#### [Prompt]
Exactly reproduce the lines of the listing below from the one containing "Convert this chart" through the one containing "NOTE_POS = (93.6, 0.259)". Skip the images.

#### [Given information]
▼
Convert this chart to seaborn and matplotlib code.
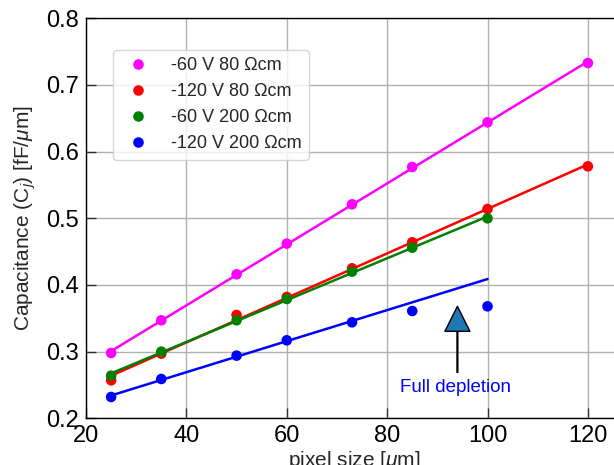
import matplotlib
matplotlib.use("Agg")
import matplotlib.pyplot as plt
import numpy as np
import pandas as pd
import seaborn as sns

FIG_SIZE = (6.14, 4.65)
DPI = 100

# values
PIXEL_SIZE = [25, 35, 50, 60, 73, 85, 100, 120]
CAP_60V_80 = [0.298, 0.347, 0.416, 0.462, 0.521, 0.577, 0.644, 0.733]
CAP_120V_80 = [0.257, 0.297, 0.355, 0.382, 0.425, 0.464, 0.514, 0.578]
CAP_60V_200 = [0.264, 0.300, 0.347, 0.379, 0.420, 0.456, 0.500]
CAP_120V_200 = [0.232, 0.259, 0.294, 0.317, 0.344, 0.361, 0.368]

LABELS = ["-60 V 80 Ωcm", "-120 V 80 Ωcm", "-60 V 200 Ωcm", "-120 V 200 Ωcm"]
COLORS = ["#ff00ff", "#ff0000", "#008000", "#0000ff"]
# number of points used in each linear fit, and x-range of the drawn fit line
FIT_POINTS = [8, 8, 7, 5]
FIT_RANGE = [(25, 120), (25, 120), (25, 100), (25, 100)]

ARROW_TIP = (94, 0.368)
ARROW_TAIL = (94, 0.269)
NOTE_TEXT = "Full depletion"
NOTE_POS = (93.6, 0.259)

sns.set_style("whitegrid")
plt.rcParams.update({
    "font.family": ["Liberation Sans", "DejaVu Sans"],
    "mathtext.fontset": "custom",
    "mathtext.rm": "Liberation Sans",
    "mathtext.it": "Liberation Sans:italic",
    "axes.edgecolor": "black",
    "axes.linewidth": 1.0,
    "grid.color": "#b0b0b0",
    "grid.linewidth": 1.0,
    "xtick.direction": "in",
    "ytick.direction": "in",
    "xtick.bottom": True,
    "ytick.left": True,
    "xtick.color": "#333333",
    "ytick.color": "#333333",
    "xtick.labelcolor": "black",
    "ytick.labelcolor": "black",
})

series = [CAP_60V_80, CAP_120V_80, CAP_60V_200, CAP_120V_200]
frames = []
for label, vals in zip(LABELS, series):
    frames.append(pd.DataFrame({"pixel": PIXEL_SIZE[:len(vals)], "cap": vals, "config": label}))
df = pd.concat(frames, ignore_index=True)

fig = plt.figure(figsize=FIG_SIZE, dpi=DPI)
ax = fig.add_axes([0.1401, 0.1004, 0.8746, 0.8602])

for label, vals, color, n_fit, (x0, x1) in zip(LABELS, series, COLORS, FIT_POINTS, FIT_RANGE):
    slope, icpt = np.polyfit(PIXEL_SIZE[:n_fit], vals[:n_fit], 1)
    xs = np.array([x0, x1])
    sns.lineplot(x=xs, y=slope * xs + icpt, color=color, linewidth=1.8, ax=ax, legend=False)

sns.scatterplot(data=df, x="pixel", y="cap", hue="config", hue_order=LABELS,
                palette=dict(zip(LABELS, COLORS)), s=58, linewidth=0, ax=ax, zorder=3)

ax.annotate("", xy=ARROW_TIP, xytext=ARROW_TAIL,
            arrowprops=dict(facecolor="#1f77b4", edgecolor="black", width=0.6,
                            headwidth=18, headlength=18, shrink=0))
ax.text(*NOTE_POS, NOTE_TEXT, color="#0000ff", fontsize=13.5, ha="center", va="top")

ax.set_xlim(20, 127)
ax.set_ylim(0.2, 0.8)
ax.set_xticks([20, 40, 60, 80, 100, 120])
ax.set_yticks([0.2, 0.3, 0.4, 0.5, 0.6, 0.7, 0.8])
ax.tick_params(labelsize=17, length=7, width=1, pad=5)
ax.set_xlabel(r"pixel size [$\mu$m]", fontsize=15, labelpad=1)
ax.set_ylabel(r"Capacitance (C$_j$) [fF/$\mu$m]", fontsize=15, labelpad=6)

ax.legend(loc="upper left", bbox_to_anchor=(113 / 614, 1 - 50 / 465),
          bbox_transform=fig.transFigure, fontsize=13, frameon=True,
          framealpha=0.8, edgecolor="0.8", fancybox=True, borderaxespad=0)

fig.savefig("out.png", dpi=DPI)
▲
▼
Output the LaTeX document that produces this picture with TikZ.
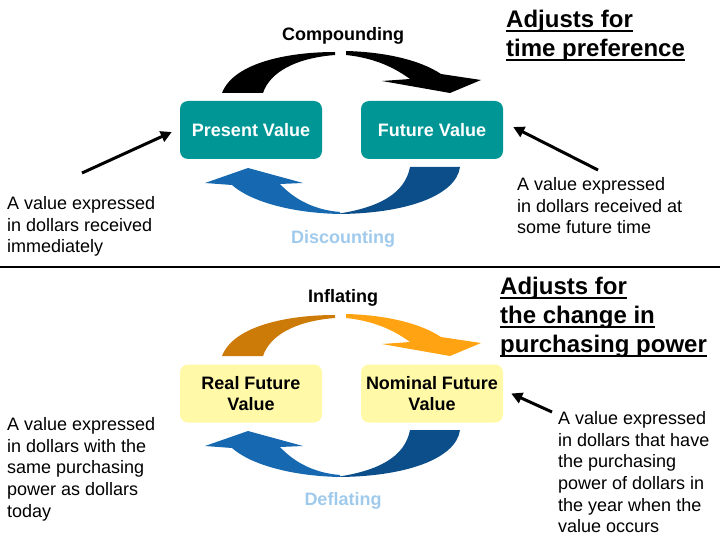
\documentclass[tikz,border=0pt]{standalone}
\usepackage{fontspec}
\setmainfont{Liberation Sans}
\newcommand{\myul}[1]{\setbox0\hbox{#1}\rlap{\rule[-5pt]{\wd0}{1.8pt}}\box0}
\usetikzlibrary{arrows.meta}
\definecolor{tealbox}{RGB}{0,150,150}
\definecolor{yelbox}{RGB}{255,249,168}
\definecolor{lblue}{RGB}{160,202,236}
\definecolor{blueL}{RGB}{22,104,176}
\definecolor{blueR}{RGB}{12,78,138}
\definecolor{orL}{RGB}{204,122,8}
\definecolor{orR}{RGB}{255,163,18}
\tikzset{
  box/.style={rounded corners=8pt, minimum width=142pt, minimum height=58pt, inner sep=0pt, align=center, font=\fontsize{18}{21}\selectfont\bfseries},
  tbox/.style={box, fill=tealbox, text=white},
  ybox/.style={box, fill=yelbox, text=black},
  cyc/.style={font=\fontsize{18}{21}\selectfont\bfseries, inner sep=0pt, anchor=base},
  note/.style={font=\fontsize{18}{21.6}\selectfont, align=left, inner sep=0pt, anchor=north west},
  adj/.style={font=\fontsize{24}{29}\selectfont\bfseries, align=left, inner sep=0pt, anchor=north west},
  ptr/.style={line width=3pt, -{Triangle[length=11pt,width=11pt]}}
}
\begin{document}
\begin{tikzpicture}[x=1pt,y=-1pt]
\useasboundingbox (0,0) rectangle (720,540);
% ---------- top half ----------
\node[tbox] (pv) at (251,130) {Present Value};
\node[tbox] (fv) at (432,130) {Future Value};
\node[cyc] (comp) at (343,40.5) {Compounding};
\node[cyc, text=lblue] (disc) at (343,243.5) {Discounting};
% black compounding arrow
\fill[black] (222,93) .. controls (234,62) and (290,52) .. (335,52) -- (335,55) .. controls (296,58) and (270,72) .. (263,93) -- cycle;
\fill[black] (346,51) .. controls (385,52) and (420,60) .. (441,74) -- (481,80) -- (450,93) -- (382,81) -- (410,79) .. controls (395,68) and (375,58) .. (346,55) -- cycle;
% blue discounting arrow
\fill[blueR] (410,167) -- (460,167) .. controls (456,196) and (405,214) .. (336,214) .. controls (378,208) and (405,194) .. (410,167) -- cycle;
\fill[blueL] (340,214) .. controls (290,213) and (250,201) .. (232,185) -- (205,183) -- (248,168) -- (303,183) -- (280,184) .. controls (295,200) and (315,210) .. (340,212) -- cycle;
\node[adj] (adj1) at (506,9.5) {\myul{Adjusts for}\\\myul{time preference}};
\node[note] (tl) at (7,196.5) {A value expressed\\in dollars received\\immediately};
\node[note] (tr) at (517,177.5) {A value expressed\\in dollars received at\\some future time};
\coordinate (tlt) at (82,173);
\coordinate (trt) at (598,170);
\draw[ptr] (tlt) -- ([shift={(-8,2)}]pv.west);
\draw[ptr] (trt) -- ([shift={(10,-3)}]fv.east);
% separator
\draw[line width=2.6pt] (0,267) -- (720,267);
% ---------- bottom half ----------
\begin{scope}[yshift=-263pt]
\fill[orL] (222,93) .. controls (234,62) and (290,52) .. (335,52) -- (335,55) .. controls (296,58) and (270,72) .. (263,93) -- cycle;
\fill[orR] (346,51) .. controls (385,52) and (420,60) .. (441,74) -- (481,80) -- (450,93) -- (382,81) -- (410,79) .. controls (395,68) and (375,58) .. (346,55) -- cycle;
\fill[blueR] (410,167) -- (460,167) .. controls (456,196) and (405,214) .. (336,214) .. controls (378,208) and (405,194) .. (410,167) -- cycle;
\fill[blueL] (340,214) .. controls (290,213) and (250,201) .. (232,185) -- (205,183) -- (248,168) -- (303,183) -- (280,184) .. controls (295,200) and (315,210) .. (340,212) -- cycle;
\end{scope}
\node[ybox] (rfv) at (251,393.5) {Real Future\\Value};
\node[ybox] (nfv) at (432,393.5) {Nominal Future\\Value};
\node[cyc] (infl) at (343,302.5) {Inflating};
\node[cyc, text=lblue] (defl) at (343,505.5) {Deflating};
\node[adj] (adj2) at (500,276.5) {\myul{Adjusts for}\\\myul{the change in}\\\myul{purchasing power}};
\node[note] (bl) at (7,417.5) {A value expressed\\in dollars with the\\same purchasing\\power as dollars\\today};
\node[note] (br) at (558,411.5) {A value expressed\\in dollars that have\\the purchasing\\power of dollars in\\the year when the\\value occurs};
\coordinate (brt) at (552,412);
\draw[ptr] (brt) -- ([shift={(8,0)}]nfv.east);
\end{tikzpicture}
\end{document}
▲
#### [Worked answer]
Convert this chart to seaborn and matplotlib code.
import matplotlib
matplotlib.use("Agg")
import matplotlib.pyplot as plt
import numpy as np
import pandas as pd
import seaborn as sns

FIG_SIZE = (6.14, 4.65)
DPI = 100

# values
PIXEL_SIZE = [25, 35, 50, 60, 73, 85, 100, 120]
CAP_60V_80 = [0.298, 0.347, 0.416, 0.462, 0.521, 0.577, 0.644, 0.733]
CAP_120V_80 = [0.257, 0.297, 0.355, 0.382, 0.425, 0.464, 0.514, 0.578]
CAP_60V_200 = [0.264, 0.300, 0.347, 0.379, 0.420, 0.456, 0.500]
CAP_120V_200 = [0.232, 0.259, 0.294, 0.317, 0.344, 0.361, 0.368]

LABELS = ["-60 V 80 Ωcm", "-120 V 80 Ωcm", "-60 V 200 Ωcm", "-120 V 200 Ωcm"]
COLORS = ["#ff00ff", "#ff0000", "#008000", "#0000ff"]
# number of points used in each linear fit, and x-range of the drawn fit line
FIT_POINTS = [8, 8, 7, 5]
FIT_RANGE = [(25, 120), (25, 120), (25, 100), (25, 100)]

ARROW_TIP = (94, 0.368)
ARROW_TAIL = (94, 0.269)
NOTE_TEXT = "Full depletion"
NOTE_POS = (93.6, 0.259)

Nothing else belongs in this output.